City gears up to kill new finance tax
Battle lines are being drawn as the City of London prepares to resist European attempts to introduce new bank taxes.
Hostilities kicked off last week when Angela Merkel and Nicholas Sarkozy redoubled efforts to harmonise EU tax rates and levy a tiny financial transaction tax on financial trades of around 0.05%.
The French and German leaders united in a twin track attempt to recoup the hundreds of billions of euros spent bailing out failed banks and the bankrupt national economies of Portugal, Ireland and Greece. They were also driven to reassert a semblance of authority over financial markets.
Death knell of the financial sector?
The City lobbying machine went into overdrive in a ferocious attempt to garner support from David Cameron’s government, against the proposals that they, rather dramatically, claim will kill the country’s financial sector.
The billions that would be skimmed off City profits into Treasury coffers by the banking levy amount to little more than loose change to a sector where $1.8 trillion is traded on a daily basis on London’s foreign exchange markets.
Buoyed by huge injections of public money into capital markets known as quantitative easing, banks and hedge funds have been making huge profits. They have feasted on currencies, commodities, sovereign debt and equities both in the two-year share rally after the economic crash of 2008 and in the recent sell-off thanks to the practice of shorting (borrowing shares, selling them and buying back after the price has fallen).
At the same time wider European and United States’ economies have flat-lined sparking high unemployment, high inflation and increased social unrest.
Bank tax is loose change
Against this backdrop, European politicians are increasingly emboldened to create a long-term banking tax by placing a small levy on each individual transaction on financial markets.
France and Germany are effectively attempting to claw back some of the cash governments were forced to hand over to prop up the world’s economy after footloose, lightly regulated financiers brought it to near collapse.
The City of London has the most to lose with 36.7% of all global currency transactions – the first trading area likely to be taxed under the new proposals – taking place in the Square Mile.

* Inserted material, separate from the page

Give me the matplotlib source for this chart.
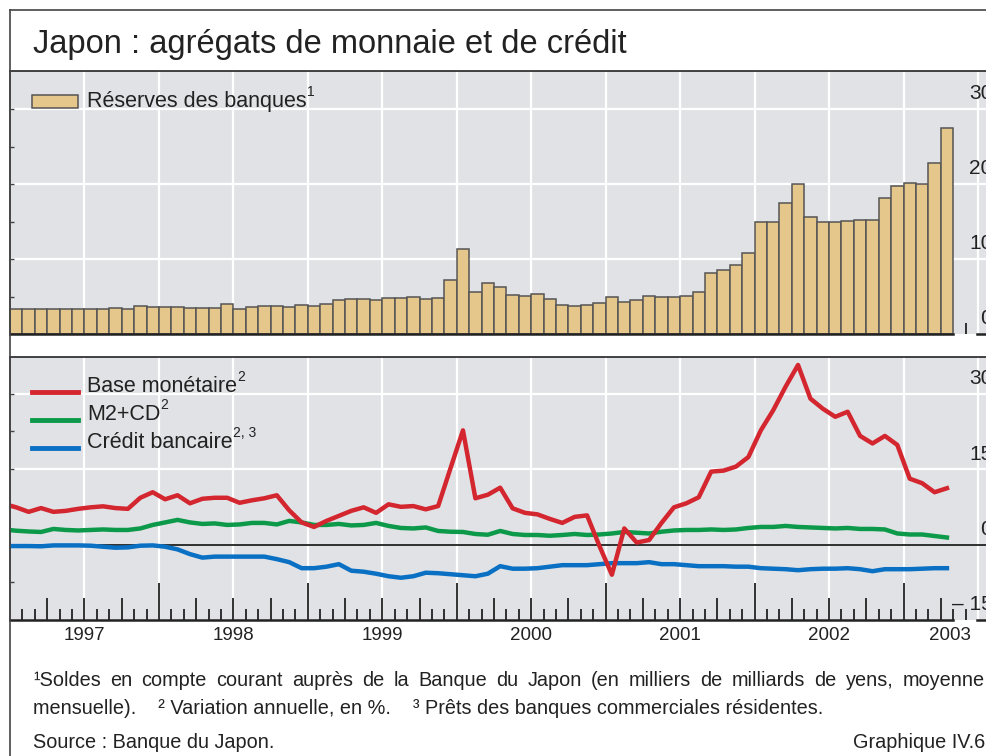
import numpy as np
import matplotlib
matplotlib.use('Agg')
import matplotlib.pyplot as plt
from matplotlib.lines import Line2D
from matplotlib.patches import Rectangle

plt.rcParams['font.family'] = ['Liberation Sans', 'DejaVu Sans']

# bank reserves, monthly Jan 1997 .. Apr 2003 (thousand billion yen)
reserves = [3.4, 3.3, 3.3, 3.4, 3.3, 3.4, 3.4, 3.3, 3.5, 3.4,
            3.7, 3.65, 3.6, 3.65, 3.5, 3.5, 3.5, 4.0, 3.3, 3.65,
            3.8, 3.8, 3.6, 3.9, 3.8, 4.0, 4.5, 4.7, 4.7, 4.6,
            4.75, 4.85, 4.9, 4.7, 4.8, 7.2, 11.4, 5.6, 6.75, 6.3,
            5.2, 5.07, 5.29, 4.71, 3.91, 3.78, 3.82, 4.18, 4.98, 4.22,
            4.49, 5.02, 4.98, 4.98, 5.02, 5.56, 8.09, 8.53, 9.2, 10.8,
            14.98, 14.98, 17.5, 19.96, 15.64, 14.98, 14.89, 15.1, 15.16, 15.2,
            18.09, 19.73, 20.09, 20.04, 22.84, 27.42]

# annual changes in %, monthly Dec 1996 .. Apr 2003
base_mon = [8.1,
            7.4, 6.5, 7.25, 6.5, 6.7, 7.1, 7.4, 7.6, 7.25, 7.1,
            9.3, 10.4, 9.0, 9.8, 8.2, 9.1, 9.3, 9.3, 8.3, 8.8,
            9.2, 9.8, 6.8, 4.4, 3.5, 4.7, 5.7, 6.7, 7.4, 6.3,
            8.0, 7.5, 7.65, 7.0, 7.65, 15.2, 22.7, 9.2, 9.9, 11.3,
            7.2, 6.3, 6.0, 5.1, 4.3, 5.5, 5.8, -0.3, -6.0, 3.2,
            0.4, 0.9, 4.3, 7.4, 8.2, 9.4, 14.5, 14.7, 15.5, 17.4,
            22.7, 26.7, 31.4, 35.7, 29.0, 27.0, 25.4, 26.4, 21.6, 20.1,
            21.6, 19.8, 13.1, 12.2, 10.4, 11.2]
m2cd = [3.0,
        2.75, 2.6, 2.5, 3.1, 2.9, 2.8, 2.9, 3.0, 2.9, 2.9,
        3.2, 3.9, 4.4, 4.9, 4.4, 4.1, 4.2, 3.9, 4.0, 4.3,
        4.3, 4.0, 4.7, 4.4, 3.9, 3.9, 4.1, 3.8, 3.9, 4.3,
        3.7, 3.3, 3.2, 3.4, 2.7, 2.55, 2.5, 2.1, 1.95, 2.7,
        2.1, 1.9, 1.9, 1.75, 1.9, 2.1, 1.9, 2.0, 2.2, 2.5,
        2.35, 2.2, 2.55, 2.8, 2.9, 2.9, 3.0, 2.9, 3.0, 3.3,
        3.5, 3.5, 3.7, 3.5, 3.4, 3.3, 3.2, 3.3, 3.1, 3.1,
        3.0, 2.2, 2.0, 2.0, 1.7, 1.4]
credit = [-0.3,
          -0.3, -0.3, -0.35, -0.17, -0.17, -0.17, -0.23, -0.43, -0.63, -0.56,
          -0.23, -0.17, -0.43, -0.96, -1.9, -2.6, -2.4, -2.4, -2.4, -2.4,
          -2.4, -2.9, -3.5, -4.7, -4.7, -4.4, -3.9, -5.2, -5.4, -5.8,
          -6.3, -6.6, -6.3, -5.6, -5.7, -5.9, -6.1, -6.3, -5.8, -4.3,
          -4.8, -4.8, -4.7, -4.4, -4.1, -4.1, -4.1, -3.9, -3.7, -3.7,
          -3.7, -3.5, -3.9, -3.9, -4.1, -4.3, -4.3, -4.3, -4.4, -4.4,
          -4.7, -4.8, -4.9, -5.1, -4.9, -4.8, -4.8, -4.7, -4.9, -5.3,
          -4.9, -4.9, -4.9, -4.8, -4.7, -4.7]

years = ['1997', '1998', '1999', '2000', '2001', '2002', '2003']
upper_labels = [0, 10, 20, 30]
lower_labels = [-15, 0, 15, 30]

W, H = 987, 756
fig = plt.figure(figsize=(W / 100, H / 100), dpi=100)


def fx(px):
    return px / W


def fy(py):
    return 1 - py / H


x0 = 10.0      # left edge of panels, px
mw = 12.41     # px per month
xmax = (W - x0) / mw
bg = '#e1e2e6'
ink = '#222222'
frame_col = '#444444'
red, green, blue = '#d3262f', '#0c9a4a', '#0a70c4'
note_size = 14.3

ax1 = fig.add_axes([fx(x0), fy(334), 1 - fx(x0), (334 - 71) / H])
ax2 = fig.add_axes([fx(x0), fy(620), 1 - fx(x0), (620 - 357) / H])
ax1.set_ylim(0, 263 / 7.5)
ax2.set_ylim(-15, -15 + 263 / 5.03)

for ax in (ax1, ax2):
    ax.set_xlim(0, xmax)
    ax.set_facecolor(bg)
    ax.set_xticks([])
    for s in ('right', 'bottom'):
        ax.spines[s].set_visible(False)
    ax.spines['top'].set_color(ink)
    ax.spines['top'].set_linewidth(1.2)
    ax.spines['left'].set_color(frame_col)
    ax.spines['left'].set_linewidth(1.2)
    ax.tick_params(axis='y', direction='in', length=3, width=1,
                   color=frame_col, labelleft=False)
    for m in range(6, 80, 6):
        ax.axvline(m, color='white', lw=1.6, zorder=0.5)
    # bottom axis line with the small break on the right
    ax.axhline(ax.get_ylim()[0], xmin=0, xmax=76 / xmax, color=ink,
               lw=1.8, zorder=4, clip_on=False)
    ax.axhline(ax.get_ylim()[0], xmin=(977 - x0) / mw / xmax, xmax=1,
               color=ink, lw=1.8, zorder=4, clip_on=False)

# upper panel: bank reserves
ax1.set_yticks(np.arange(5, 35, 5))
for v in upper_labels[1:]:
    ax1.axhline(v, color='white', lw=1.6, zorder=0.5)
months = np.arange(len(reserves))
ax1.bar(months, reserves, width=1, align='edge', color='#e5c78c',
        edgecolor='#555555', linewidth=1.1, zorder=2)
ax1.vlines(77, 0, 11 / 7.5, color=ink, lw=1.3, zorder=4)
for v in upper_labels:
    ax1.annotate(str(v), xy=(79.15, v), xytext=(0, 4), textcoords='offset points',
                 ha='right', va='bottom', fontsize=15, color=ink,
                 annotation_clip=False)

# lower panel: annual changes
ax2.set_yticks(np.arange(-7.5, 37.5, 7.5))
for v in (15, 30):
    ax2.axhline(v, color='white', lw=1.6, zorder=0.5)
ax2.axhline(0, color=ink, lw=1.3, zorder=2)
xl = np.arange(-1, len(base_mon) - 1) + 0.5
ax2.plot(xl, m2cd, color=green, lw=3.2, zorder=3)
ax2.plot(xl, credit, color=blue, lw=3.2, zorder=3)
ax2.plot(xl, base_mon, color=red, lw=3.2, zorder=3)

for k in range(1, 78):
    if k % 12 == 0:
        ln = 37
    elif k % 3 == 0:
        ln = 22
    else:
        ln = 11
    ax2.vlines(k, -15, -15 + ln / 5.03, color=ink, lw=1.3, zorder=4)

for v in lower_labels:
    lab = '\u2013 15' if v < 0 else str(v)
    ax2.annotate(lab, xy=(79.15, v), xytext=(0, 4), textcoords='offset points',
                 ha='right', va='bottom', fontsize=15, color=ink,
                 annotation_clip=False)

# legends
ax1.add_patch(Rectangle((fx(32), fy(108)), fx(46), 13 / H, transform=fig.transFigure,
                        facecolor='#e5c78c', edgecolor='#555555', lw=1.1,
                        clip_on=False, zorder=5))
t = fig.text(fx(87), fy(102), 'Réserves des banques', fontsize=15.5,
             va='center', color=ink)
ax1.annotate('1', xy=(1.0, 0.62), xycoords=t, fontsize=10, va='bottom',
             color=ink, annotation_clip=False)

entries = [('Base monétaire', '2', red, 392),
           ('M2+CD', '2', green, 420),
           ('Crédit bancaire', '2, 3', blue, 448)]
for name, sup, col, py in entries:
    fig.add_artist(Line2D([fx(32), fx(78)], [fy(py), fy(py)], color=col, lw=3.5,
                          transform=fig.transFigure))
    t = fig.text(fx(87), fy(py - 5), name, fontsize=15.5, va='center', color=ink)
    ax2.annotate(sup, xy=(1.0, 0.62), xycoords=t, fontsize=10, va='bottom',
                 color=ink, annotation_clip=False)

# year labels under the lower panel
for k, y in enumerate(years):
    px = x0 + mw * (6 + 12 * k) if y != '2003' else 950
    fig.text(fx(px), fy(636), y, fontsize=13.5, ha='center', va='center', color=ink)

# frame and title
fig.add_artist(Line2D([fx(10), 1], [fy(10), fy(10)], color=frame_col, lw=1.2,
                      transform=fig.transFigure))
fig.add_artist(Line2D([fx(10), fx(10)], [fy(10), 0], color=frame_col, lw=1.2,
                      transform=fig.transFigure))
fig.text(fx(33), fy(45), 'Japon : agrégats de monnaie et de crédit', fontsize=23.5,
         va='center', color=ink)

# first footnote line is justified between x=33 and x=985
note1 = ('\u00b9Soldes en compte courant auprès de la Banque du Japon '
         '(en milliers de milliards de yens, moyenne')
renderer = fig.canvas.get_renderer()
words = note1.split(' ')
wtexts = [fig.text(0, fy(681), w, fontsize=note_size, va='center', color=ink)
          for w in words]
widths = [tt.get_window_extent(renderer).width for tt in wtexts]
gap = (985 - 33 - sum(widths)) / (len(words) - 1)
xpos = 33.0
for tt, wd in zip(wtexts, widths):
    tt.set_x(fx(xpos))
    xpos += wd + gap

fig.text(fx(33), fy(708), 'mensuelle).    \u00b2 Variation annuelle, en %.    '
         '\u00b3 Prêts des banques commerciales résidentes.', fontsize=note_size,
         va='center', color=ink)
fig.text(fx(33), fy(743), 'Source : Banque du Japon.', fontsize=note_size,
         va='center', color=ink)
fig.text(fx(985), fy(743), 'Graphique IV.6', fontsize=note_size, va='center',
         ha='right', color=ink)

fig.savefig('out.png', dpi=100)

A micro-tax on all currency could be worth as much as £20bn.
While seemingly large, however, the billions that would be skimmed off City profits into Treasury coffers, amount to little more than loose change, to a sector where $1.8 trillion is traded on a daily basis just on London’s Forex markets.
The Square Mile Money Machine
The Bank for International Settlements (BIS) last year stated the total turnover on foreign exchange markets worldwide has now reached $4 trillion a day.
Forex trading in the UK is $1.8 trillion which is 36.7% of global market share. The UK’s market share is more than double the United States in second place.
The London Stock Exchange is the fourth largest domestic equity market capitalised exchange in the world.
London is the most active Eurobonds trading centre. New notes issued in London last year totalled £416.6bn.
BIS data shows that the UK is the leading financial derivatives market. Of the entire $2.7tn global daily turnover, $1.23tn is traded in the UK every day equivalent to a 45.8% market share.
‘Economic suicide’
Yet City big shots have come out in force against the Franco-German proposals arguing that any tax on banking would destroy London’s pre-eminence and undermine mainstream businesses.
Last weekend Michael Spencer, a former Conservative Party treasurer and one of the most influential figures in the Square Mile, in an interview with the Independent on Sunday stated: ‘It would be economic suicide if the UK agreed to this tax.’
‘It would be economic suicide if the UK agreed to this tax.’
Michael Spencer, former Conservative party treasurer
It did not go un-noted that Spencer also, effectively, called on the loyal support of his old friends in government. ‘I know that David Cameron and George Osborne will not fall for this as it will destroy the City of London,’ he added.
Spencer may be basing his confidence on the tens of millions of pounds donated by his City comrades to the Tory party. Earlier this year, the Bureau revealed that in the five years since Cameron became leader, City lucre has poured into Conservative headquarters going from 25% of all the party’s funds to 50.8% in 2010.
Spencer’s observation was followed the next day by Simon Lewis, chief executive of the Association for Financial Markets in Europe, a lobby group representing the world’s biggest banks.
The rich get richer
Writing in the Daily Mail, Lewis argued the idea of a financial transaction tax has been around for 40 years and ‘with good reason, the proposal has never been taken up’.
Since the crash there has been little meaningful reform on bankers’ pay, tax abuse and transparency in markets, despite wide public desire that the City should be made to pay for some of the mess western economies are now in.
And while many economies hang in the balance, profits in many financial sectors are back up to pre-crash levels and bankers’ pay is back in the stratosphere.
But the City lobby is powerful. And with Spencer effectively challenging the Conservative party to stay loyal to its City paymasters and side against the European proposals, Merkel and Sarkozy are going to need great powers of persuasion to force the EU financial tax agenda beyond the Eurozone and into London’s markets.